Employment growth is still expected to remain strong over the next few months, but the pace of growth will weaken (to around 2.5% on an annual basis).
Now we just need to see wages growth lift! Consumers are still feeling confident though, with confidence up again in January, which is closing the previous wide gap between business and consumer confidence (see chart below).
Housing lending was up by 2.3% in November, with loans to owner-occupiers and investors up. The overall trend in housing lending growth is slowing, but only gradually.
What to watch over the next week?
The Bank of Japan (BoJ) meets as does the European Central Bank (ECB).
Both central banks are still pursuing easy monetary policy settings through their asset purchasing programs. No changes to interest rates are expected from the BoJ or ECB next week, or for the rest of the year.
In Japan, inflation is still well below the central bank’s 2% inflation target.

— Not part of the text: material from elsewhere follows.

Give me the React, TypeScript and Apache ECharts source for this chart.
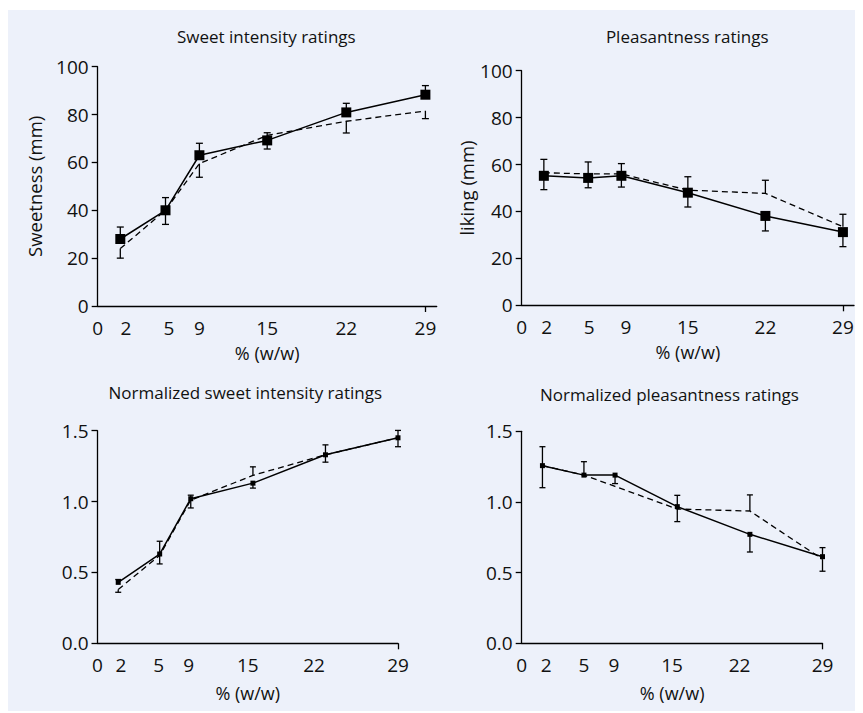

Japanese inflation data is due out next week, with consensus expecting annual core inflation at 0.4%. The January manufacturing PMI is also out.
Despite strong eurozone growth in 2017, core inflation is not meeting the ECB’s 2% target.
The high euro will not help near-term growth. Nevertheless, the ECB’s latest communication indicates that it is starting to think about when tighter policy will be needed in the eurozone.
Asset purchases are due to continue until September this year, after which time we don’t expect an extension of the asset purchase program.
However, rate hikes aren’t likely until next year.
The January manufacturing PMI is also released, and is still expected to remain over 60 – which is very strong.
US fourth quarter GDP should show annualised growth of 2.9% which would be a little weaker than the third quarter at 3.2%, though is still a strong outcome.
December durable goods orders, a good signal for capital expenditure, should show another rise while the January manufacturing PMI might weaken on the prior month but still remain at a high level.
New Zealand fourth quarter consumer price data is expected to show unchanged inflation running at 1.9% over the year.
There is a sixth round of NAFTA negotiations from 23 28 January.
We doubt that the US will actually withdraw from the trade agreement, although there is a decent chance that Trump will issue a “notice of withdrawal” from the agreement that will not mean the US will actually leave the agreement but it will be used as a negotiating tactic. Either way, the share market wouldn’t take the news well.
Trump does seem to be softening his stance on NAFTA, compared to the pre-election rhetoric.
Outlook for markets
Continuing strong economic and earnings growth and still easy monetary policy are positive for shares. However, markets have had an exceptional run-up (especially in the US), valuations are looking stretched and sentiment is at extremes so the risk of a correction in equities over the next few months is high.
We continue to favour Europe (which remains very cheap) and Japan over the US. There are plenty of political risks coming up which might also spook markets.
Australian shares are likely to do okay with moderate earnings growth, but still lag the rest of the world.
Commodity prices are likely to push higher in response to strong global growth.
Low yields and capital losses from a gradual rise in bond yields are likely to see low returns from bonds.
Commercial property and infrastructure are likely to continue benefitting from the ongoing search for yield by investors.
National capital city residential property price gains are expected to slow to around zero, as the air comes out of the Sydney and Melbourne property boom and prices fall by around 5%, whilst Perth and Darwin bottom out, Adelaide and Brisbane see moderate gains and Hobart booms.
Cash and bank deposits are likely to continue to provide poor returns, with term deposit rates running around 2.2%.
After a further short-term bounce higher, the A$ is likely to fall to around US$0.70, but with little change against the yen and the euro, as the gap between the Fed funds rate and the Reserve Bank of Australia’s cash rate goes negative.
Solid commodity prices will provide a floor for the A$ though.